Puis Nougaro revient à ses premières amours, en duo avec Maurice Vander : la tournée et le disque Une voix dix doigts, d’une simplicité idéale, le hissent à un niveau de reconnaissance qui le classent parmi les plus grands. Respecté de ses pairs et aimé par la France entière, il enchaîne les albums sans jamais ralentir le rythme – groupe électrique, big band de jazz, petite formation acoustique… En 2002, option radicale : il présente aux Bouffes du Nord le spectacle Les Fables de ma fontaine, pendant lequel il dit, seul en scène, une vingtaine de ses textes de chansons. Il devait revenir avec un album sur le prestigieux label de jazz Blue Note. La Note bleue paraitra à titre posthume : le 4 mars 2004, il succombe au cancer.
La langue défiée
A sa mort, la France toute entière est émue : elle perd un poète, mais aussi une manière singulière de faire entendre l’accent occitan et de le marier à la musique qui fut la matrice de toutes les révolutions dans les musiques populaires au cours de la seconde moitié du XXe siècle. En chantant, Georges Brassens était très discrètement Sétois ; Jacques Brel se moquait joyeusement de l’accent bruxellois... Avec Nougaro, il y a plus qu’un aveu : son accent devient une part centrale des chansons. La syncope jazz ou le roulement de hanches brésilien ne prennent vie, chez Nougaro, que fécondés par son accent de Toulouse.

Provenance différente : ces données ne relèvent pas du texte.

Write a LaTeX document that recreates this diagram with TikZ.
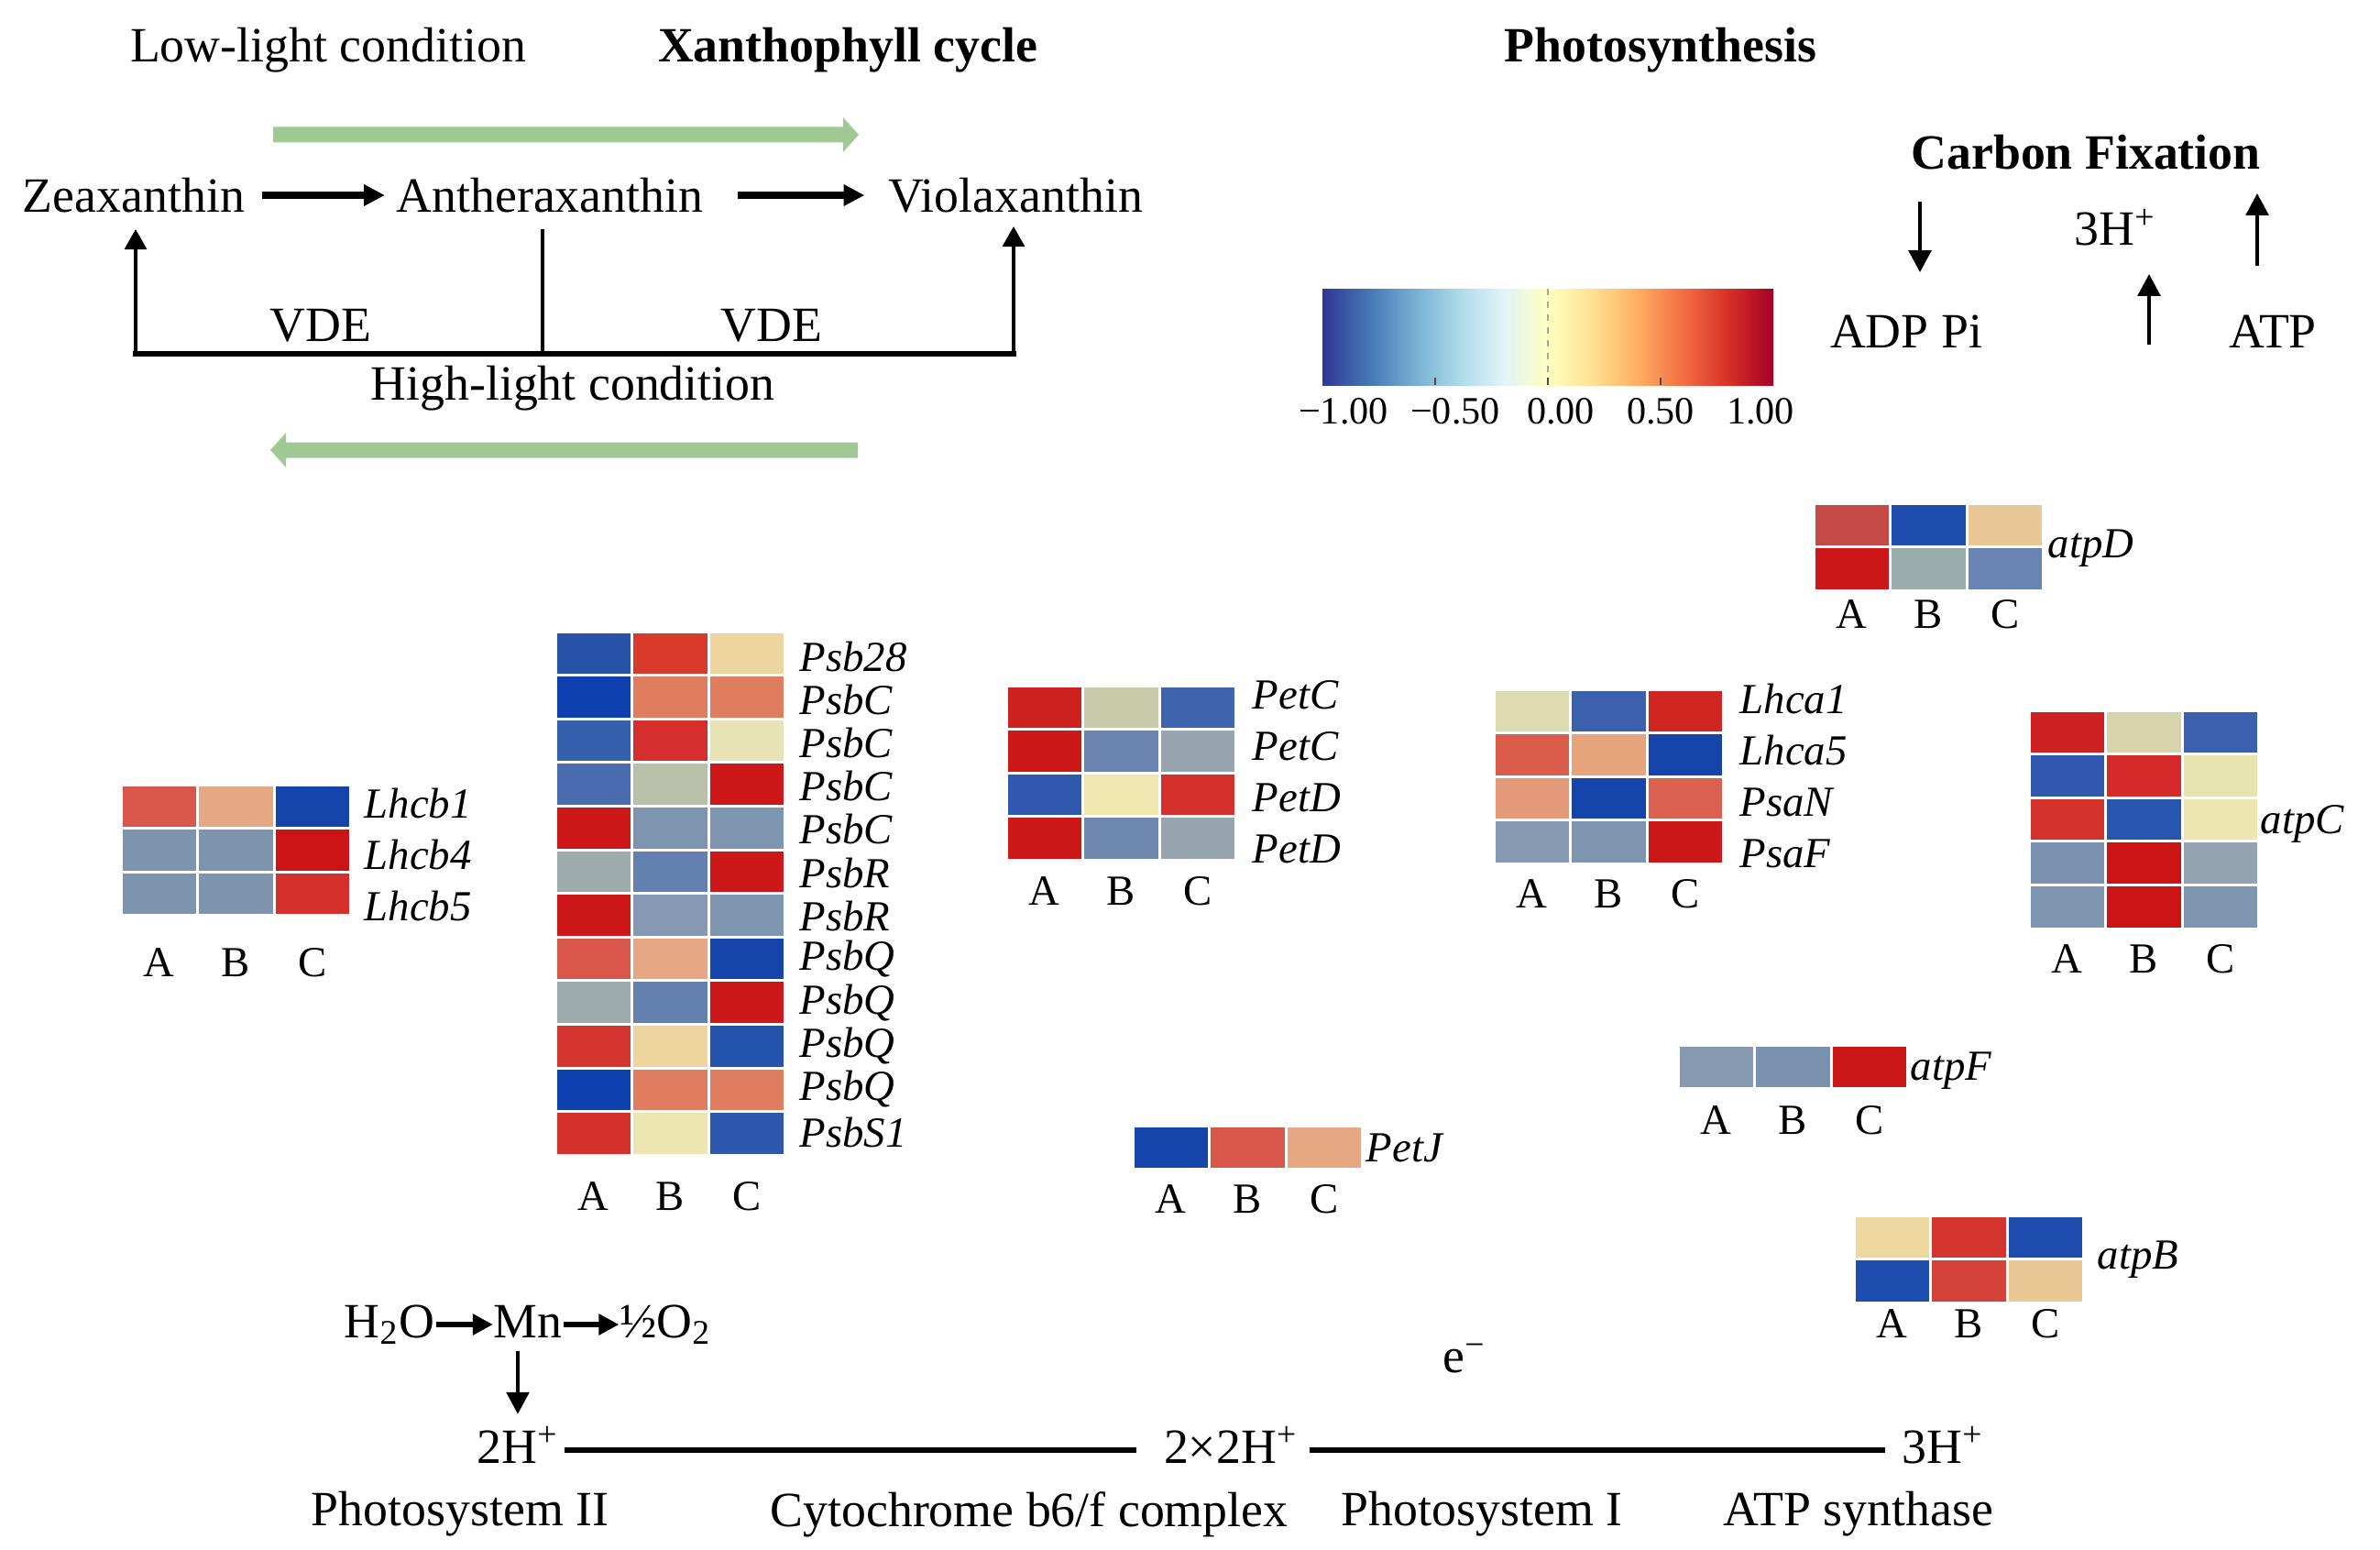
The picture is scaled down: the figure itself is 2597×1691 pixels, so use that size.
\documentclass[tikz,border=0pt]{standalone}
\usepackage{fontspec}
\setmainfont{Liberation Serif}
\usetikzlibrary{arrows.meta}
\newcommand\fmain{\fontsize{15.3}{18}\selectfont}
\newcommand\frow{\fontsize{13.3}{16}\selectfont\itshape}
\newcommand\fcol{\fontsize{13.3}{16}\selectfont}
\newcommand\fcb{\fontsize{12}{14}\selectfont}
\definecolor{lgreen}{HTML}{A1C995}
\definecolor{cbA}{HTML}{313695}
\definecolor{cbB}{HTML}{4575B4}
\definecolor{cbC}{HTML}{74ADD1}
\definecolor{cbD}{HTML}{ABD9E9}
\definecolor{cbE}{HTML}{E0F3F8}
\definecolor{cbF}{HTML}{FFFFBF}
\definecolor{cbG}{HTML}{FEE090}
\definecolor{cbH}{HTML}{FDAE61}
\definecolor{cbI}{HTML}{F46D43}
\definecolor{cbJ}{HTML}{D73027}
\definecolor{cbK}{HTML}{A50026}
\pgfdeclarehorizontalshading{rdylbu}{100bp}{color(0bp)=(cbA); color(25bp)=(cbA); color(30bp)=(cbB); color(35bp)=(cbC); color(40bp)=(cbD); color(45bp)=(cbE); color(50bp)=(cbF); color(55bp)=(cbG); color(60bp)=(cbH); color(65bp)=(cbI); color(70bp)=(cbJ); color(75bp)=(cbK); color(100bp)=(cbK)}
\def\cellw{83.5}
\def\cellh{47.6}
\newcommand\heatmap[3]{%
 \foreach \ca/\cb/\cc [count=\r from 0] in {#3}{%
  \edef\tmp{\noexpand\definecolor{hA}{HTML}{\ca}\noexpand\definecolor{hB}{HTML}{\cb}\noexpand\definecolor{hC}{HTML}{\cc}}\tmp
  \fill[hA] ({#1+1.5},{#2+\r*\cellh+1.5}) rectangle ++({\cellw-3},{\cellh-3});
  \fill[hB] ({#1+\cellw+1.5},{#2+\r*\cellh+1.5}) rectangle ++({\cellw-3},{\cellh-3});
  \fill[hC] ({#1+2*\cellw+1.5},{#2+\r*\cellh+1.5}) rectangle ++({\cellw-3},{\cellh-3});
 }}
\newcommand\collabels[3]{%
 \foreach \t [count=\i from 0] in {A,B,C}{\node[cl] (#1\t) at ({#2+\cellw/2+\i*\cellw},#3) {\t};}}
\begin{document}
\begin{tikzpicture}[x=0.01cm,y=-0.01cm,
 txt/.style={inner sep=0pt, font=\fmain},
 ttl/.style={inner sep=0pt, font=\fmain\bfseries},
 rl/.style={inner sep=0pt, anchor=west, font=\frow},
 cl/.style={inner sep=0pt, font=\fcol},
 cbl/.style={inner sep=0pt, font=\fcb},
 form/.style={inner sep=0pt, font=\fmain, text height=11pt, text depth=3pt},
 big/.style={line width=2pt, -{Triangle[length=6.5pt,width=6.3pt]}},
 brkarr/.style={line width=1.1pt, -{Triangle[length=6.3pt,width=6.8pt]}},
 mid/.style={line width=1.7pt, -{Triangle[length=6.3pt,width=6.3pt]}},
 slim/.style={line width=1.1pt, -{Triangle[length=6.8pt,width=7pt]}},
 bar/.style={line width=1.6pt}]
\useasboundingbox (0,0) rectangle (2597,1691);
% ---------- Xanthophyll cycle ----------
\node[txt] (low) at (358,55) {Low-light condition};
\node[ttl] (xc) at (925,55) {Xanthophyll cycle};
\node[ttl] (ps) at (1812,55) {Photosynthesis};
\fill[lgreen] (298,138.5) -- (920,138.5) -- (920,128) -- (937,147) -- (920,166) -- (920,155.5) -- (298,155.5) -- cycle;
\node[txt] (zea) at (146,213) {Zeaxanthin};
\node[txt] (anth) at (600,213) {Antheraxanthin};
\node[txt] (vio) at (1108,213) {Violaxanthin};
\draw[big, shorten <=0.18cm, shorten >=0.12cm] (zea) -- (anth);
\draw[big, shorten <=0.37cm, shorten >=0.25cm] (anth) -- (vio);
\coordinate (bl) at (148,386);
\coordinate (bm) at (592,386);
\coordinate (br) at (1106,386);
\coordinate (zt) at (148,250);
\coordinate (mt) at (592,250);
\coordinate (vt) at (1106,247);
\draw[line width=1.7pt, line cap=rect] (bl) -- (br);
\draw[brkarr] (bl) -- (zt);
\draw[brkarr] (br) -- (vt);
\draw[line width=1.1pt] (bm) -- (mt);
\node[txt] (vde1) at (350,355) {VDE};
\node[txt] (vde2) at (842,355) {VDE};
\node[txt] (high) at (625,424) {High-light condition};
\fill[lgreen] (936,482.5) -- (312,482.5) -- (312,472) -- (295,491) -- (312,510) -- (312,499.5) -- (936,499.5) -- cycle;
% ---------- colour bar ----------
\shade[shading=rdylbu] (1443,315) rectangle (1935,420);
\draw[black!35, line width=0.3pt, dash pattern=on 2pt off 2pt] (1689,315) -- (1689,420);
\foreach \tx in {1566,1689,1812} \draw[black!70, line width=0.4pt] (\tx,420) -- (\tx,412);
\node[cbl] (cb1) at (1466,449) {−1.00};
\node[cbl] (cb2) at (1588,449) {−0.50};
\node[cbl] (cb3) at (1703,449) {0.00};
\node[cbl] (cb4) at (1812,449) {0.50};
\node[cbl] (cb5) at (1921,449) {1.00};
% ---------- carbon fixation ----------
\node[ttl] (cf) at (2276,166) {Carbon Fixation};
\node[txt] (h3top) at (2308,248) {3H\textsuperscript{+}};
\node[txt] (adp) at (2080,362) {ADP Pi};
\node[txt] (atp) at (2480,362) {ATP};
\coordinate (d1s) at (2095,220);
\coordinate (d1e) at (2095,297);
\coordinate (u1s) at (2345,376);
\coordinate (u1e) at (2345,299);
\coordinate (u2s) at (2463,290);
\coordinate (u2e) at (2463,211);
\draw[slim] (d1s) -- (d1e);
\draw[slim] (u1s) -- (u1e);
\draw[slim] (u2s) -- (u2e);
% ---------- heat maps ----------
% Lhcb
\heatmap{132}{856}{D9574A/E5A882/1545AA,%
7D93AE/7D93AE/CC1417,%
7D93AE/7D93AE/D4302C}
\foreach \t [count=\i from 0] in {Lhcb1,Lhcb4,Lhcb5}{\node[rl] (lhcb\i) at (397,{876+\i*56}) {\t};}
\collabels{lhcb}{132}{1050}
% Psb
\heatmap{606}{689}{2653A5/D83A2B/EDD5A0,%
0E41AF/DF7D5E/DF7D5E,%
3560AE/D42F2C/E8E3B5,%
4A6CB0/B9C0AA/CC1818,%
CC1818/7E95B0/7E95B0,%
9CACAC/6480B0/CC1818,%
CC1818/8599B5/7E95B0,%
D9574A/E6A882/1545AA,%
9CACAC/6480B0/CC1818,%
D4352E/EED5A0/2353AD,%
0E41AF/DF7D5E/DF7D5E,%
D4302C/EDE6B0/2D58AB}
\foreach \t [count=\i from 0] in {Psb28,PsbC,PsbC,PsbC,PsbC,PsbR,PsbR,PsbQ,PsbQ,PsbQ,PsbQ,PsbS1}{\node[rl] (psb\i) at (872,{716+\i*47.2}) {\t};}
\collabels{psb}{606}{1305}
% Pet
\heatmap{1098}{748}{CE2220/C9CAAA/3E64AE,%
CC1818/6A83B0/97A6AE,%
2F58AE/F0E6B0/D4302C,%
CC1818/6E88B0/97A6AE}
\foreach \t [count=\i from 0] in {PetC,PetC,PetD,PetD}{\node[rl] (pet\i) at (1366,{758+\i*56}) {\t};}
\collabels{pet}{1098}{972}
% Lhca / Psa
\heatmap{1630}{752}{DDDBB0/3A60AE/D02622,%
DA5C4A/E5A47C/1544AA,%
E49A78/1544AA/DA6050,%
8599B0/7E95B0/CC1818}
\foreach \t [count=\i from 0] in {Lhca1,Lhca5,PsaN,PsaF}{\node[rl] (lhca\i) at (1898,{763+\i*56}) {\t};}
\collabels{lhca}{1630}{975}
% atpD
\heatmap{1979}{549}{C34A45/1F4CAF/EAC796,%
CC1818/9AACAC/6A85B3}
\node[rl] (atpDl) at (2234,598) {atpD};
\collabels{atpd}{1979}{670}
% atpC
\heatmap{2214}{775}{CE2222/D6D4AC/3A60AE,%
2F58AE/D42B2A/E8E4B0,%
D4322D/2855AE/EEE6B0,%
7A92B0/CC1417/93A4B0,%
7E95B0/CC1417/7E95B0}
\node[rl] (atpCl) at (2466,899) {atpC};
\collabels{atpc}{2214}{1046}
% atpF
\heatmap{1831}{1140}{8599B0/7A92B0/CC1818}
\node[rl] (atpFl) at (2084,1168) {atpF};
\collabels{atpf}{1831}{1222}
% PetJ
\heatmap{1236}{1228}{1545AA/D9574A/E5A882}
\node[rl] (petJl) at (1490,1252) {PetJ};
\collabels{petj}{1236}{1308}
% atpB
\heatmap{2023}{1326}{EED8A0/D4352E/1F4CAF,%
1F4CAF/D4423A/EAC896}
\node[rl] (atpBl) at (2288,1374) {atpB};
\collabels{atpb}{2023}{1444}
% ---------- electron transport ----------
\node[form] (h2o) at (425,1445) {H\textsubscript{2}O};
\node[form] (mn) at (576,1445) {Mn};
\node[form] (o2) at (726,1445) {½O\textsubscript{2}};
\draw[mid, shorten <=0.01cm] (h2o) -- (mn);
\draw[mid, shorten <=0.01cm] (mn) -- (o2);
\node[form] (h2p) at (565,1582) {2H\textsuperscript{+}};
\node[form] (hh) at (1343,1582) {2×2H\textsuperscript{+}};
\node[form] (h3) at (2120,1582) {3H\textsuperscript{+}};
\draw[slim, shorten <=0.04cm, shorten >=0.14cm] (mn.south -| h2p) -- (h2p.north);
\draw[bar, shorten <=0.06cm, shorten >=0.29cm] (h2p) -- (hh);
\draw[bar, shorten <=0.12cm, shorten >=0.18cm] (hh) -- (h3);
\node[txt] (em) at (1598,1482) {e\textsuperscript{−}};
\node[txt] (ps2) at (502,1652) {Photosystem II};
\node[txt] (cyt) at (1123,1652) {Cytochrome b6/f complex};
\node[txt] (ps1) at (1617,1652) {Photosystem I};
\node[txt] (atps) at (2028,1652) {ATP synthase};
\end{tikzpicture}
\end{document}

Cinq ans après sa disparition, on mesure l’ampleur de son héritage autant que la béance de la place qu’il laisse inoccupée. C’est peu dire que personne dans la chanson ne pose de défis aussi audacieux que les siens à la langue française. Ou plutôt si, mais ailleurs que dans la chanson. Le triomphe de la révolution rap d’Abd Al Malik, qui a cumulé trois Victoires de la musique avec ses albums Gibraltar et Dante (dans lequel il donne sa propre version de Paris mai), la gloire de Grand Corps Malade et la porte ouverte à ses cadets du slam (comme la jeune Luciole), la manière unique dont Camille malaxe les langues française et anglaise… Tout cela est plus ou moins explicitement héritier de Nougaro, ou tout au moins n’aurait pu vivre sans la preuve qu’il a définitivement apportée que le français swingue. Pour peu qu’on le veuille.